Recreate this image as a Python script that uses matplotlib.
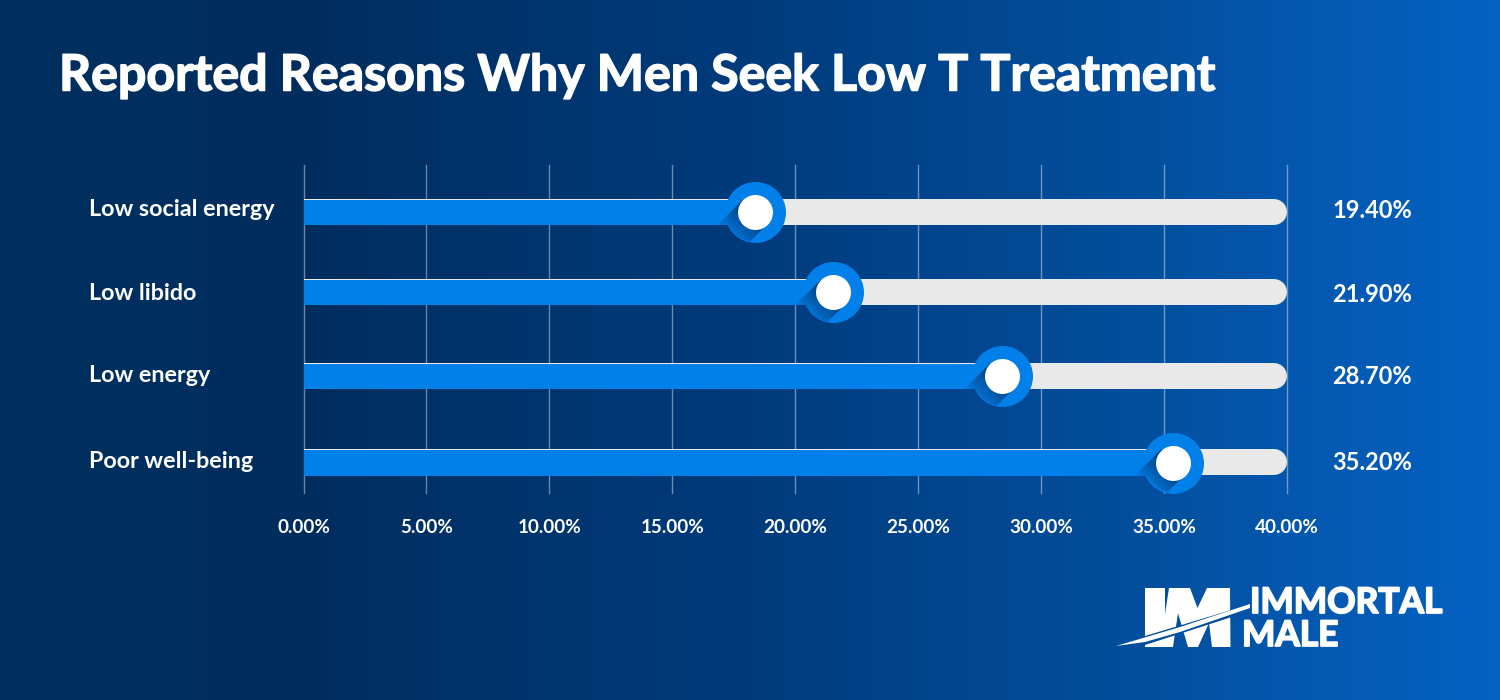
import numpy as np
import matplotlib
matplotlib.use("Agg")
import matplotlib.pyplot as plt
import matplotlib.patheffects as pe
from matplotlib.patches import Polygon
from matplotlib.colors import LinearSegmentedColormap, to_rgb

plt.rcParams['font.family'] = ['Lato', 'DejaVu Sans']

categories = ["Low social energy", "Low libido", "Low energy", "Poor well-being"]
values = [19.4, 21.9, 28.7, 35.2]
# the knobs in the picture do not sit exactly on the printed values
knob_values = [18.35, 21.52, 28.4, 35.38]
ticks = [0, 5, 10, 15, 20, 25, 30, 35, 40]

W, H = 1500, 700
X0, X1 = 303.5, 1287.0
Y0, Y1 = 165, 493
row_y = [212, 292, 376, 462.5]
label_y = [210, 294, 376, 462]
PX = (X1 - X0) / 40  # pixels per percent
PT = 72 / 100        # points per pixel

BLUE = "#0280EA"
TRACK = "#E9E9E9"

fig = plt.figure(figsize=(W / 100, H / 100), dpi=100)

# background gradient
bg = fig.add_axes([0, 0, 1, 1])
cmap = LinearSegmentedColormap.from_list("bg", [(0, "#01305F"), (0.2, "#002D5E"), (0.5, "#013B7C"),
                                                (0.75, "#034E9C"), (1, "#0562C3")])
bg.imshow(np.linspace(0, 1, 750).reshape(1, -1), cmap=cmap, aspect="auto", extent=(0, W, H, 0))
bg.set_xlim(0, W)
bg.set_ylim(H, 0)
bg.axis("off")

heavy = [pe.withStroke(linewidth=1.1, foreground="white")]
bg.text(59, 76, "Reported Reasons Why Men Seek Low T Treatment", color="white", fontsize=36.05,
        fontweight="bold", va="center", ha="left", path_effects=heavy)

# logo, pixel outlines
logo_white = [
    [(1145, 588), (1165, 588), (1165, 647), (1145, 647)],
    [(1169, 588), (1190, 588), (1197.5, 608), (1207, 588), (1230, 588), (1230.5, 647), (1212, 647),
     (1209, 623), (1198, 647), (1188, 647), (1178, 613), (1173, 647), (1160, 647)],
]
for pts in logo_white:
    bg.add_patch(Polygon(pts, closed=True, color="white", lw=0))
bg.add_patch(Polygon([(1116, 646), (1145, 636), (1238, 608), (1238, 615), (1145, 645)], closed=True,
                     color="#024D9C", lw=0))
bg.add_patch(Polygon([(1116, 646), (1180, 627), (1250, 604), (1250, 608), (1180, 632), (1145, 642)],
                     closed=True, color="white", lw=0))
thick = [pe.withStroke(linewidth=1.3, foreground="white")]
bg.text(1250, 603, "IMMORTAL", color="white", fontsize=25.4, fontweight="bold", va="center", ha="left",
        path_effects=thick)
bg.text(1242, 636, "MALE", color="white", fontsize=25.4, fontweight="bold", va="center", ha="left",
        path_effects=thick)

# chart axes: x in percent, y in picture pixels
ax = fig.add_axes([X0 / W, 1 - Y1 / H, (X1 - X0) / W, (Y1 - Y0) / H])
ax.patch.set_alpha(0)
ax.set_xlim(0, 40)
ax.set_ylim(Y1, Y0)
for s in ax.spines.values():
    s.set_visible(False)
ax.set_yticks([])
ax.set_xticks(ticks)
ax.set_xticklabels([f"{t:.2f}%" for t in ticks], color="white", fontsize=13.6, fontweight="bold")
ax.tick_params(axis="x", length=0, pad=19)
for t in ticks:
    ax.axvline(t, color="white", alpha=0.42, lw=1, zorder=1, clip_on=False)

track_lw = 26 * PT
shadow_dark = to_rgb("#02376F")

for i, name in enumerate(categories):
    y = row_y[i]
    k = knob_values[i]
    # grey track with round right end
    ax.plot([5, 40 - 13 / PX], [y - 0.3, y - 0.3], color=TRACK, lw=track_lw, solid_capstyle="round", zorder=2)
    ax.barh(y - 0.3, 5, height=26, left=0.04, color=TRACK, zorder=2)
    # blue value bar
    ax.barh(y + 0.6, k - 0.04, height=25.5, left=0.04, color=BLUE, zorder=3)
    # knob
    ax.scatter([k], [y], s=(61 * PT) ** 2, color=BLUE, linewidths=0, zorder=4)

    # long shadow under the white circle, towards lower left, on the knob and the bar only
    xs, ys = np.meshgrid(np.arange(-60, 40) + 0.5, np.arange(-40, 60) + 0.5)
    along = (-xs + ys) / np.sqrt(2)
    across = (xs + ys) / np.sqrt(2)
    rgba = np.zeros(xs.shape + (4,))
    rgba[..., :3] = shadow_dark
    alpha = np.clip(1.0 - along / 38, 0, 1)
    alpha *= np.clip(17.8 - np.abs(across), 0, 1)
    alpha[along < 0] = 0
    in_knob = np.clip(30.5 - np.hypot(xs, ys), 0, 1)
    in_bar = ((ys > -12.5) & (ys < 13.8)).astype(float)
    alpha *= np.maximum(in_knob, in_bar)
    rgba[..., 3] = alpha
    ax.imshow(rgba, extent=(k - 60 / PX, k + 40 / PX, y + 60, y - 40), origin="upper",
              aspect="auto", zorder=5, interpolation="nearest")

    ax.scatter([k], [y], s=(35 * PT) ** 2, color="white", linewidths=0, zorder=6)

    bg.text(89, label_y[i], name, color="white", fontsize=16.8, fontweight="bold", va="center", ha="left")
    bg.text(1332, label_y[i] + 1, f"{values[i]:.2f}%", color="white", fontsize=17, fontweight="bold",
            va="center", ha="left")

ax.set_xlim(0, 40)
ax.set_ylim(Y1, Y0)

fig.savefig("out.png", dpi=100)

**TASK DESCRIPTION**
Output exactly the span of lines from the top of the listing through the line holding "ticks = [0, 5, 10, 15, 20, 25, 30, 35, 40]", and leave every picture out.

**TASK RESULT**
Recreate this image as a Python script that uses matplotlib.
import numpy as np
import matplotlib
matplotlib.use("Agg")
import matplotlib.pyplot as plt
import matplotlib.patheffects as pe
from matplotlib.patches import Polygon
from matplotlib.colors import LinearSegmentedColormap, to_rgb

plt.rcParams['font.family'] = ['Lato', 'DejaVu Sans']

categories = ["Low social energy", "Low libido", "Low energy", "Poor well-being"]
values = [19.4, 21.9, 28.7, 35.2]
# the knobs in the picture do not sit exactly on the printed values
knob_values = [18.35, 21.52, 28.4, 35.38]
ticks = [0, 5, 10, 15, 20, 25, 30, 35, 40]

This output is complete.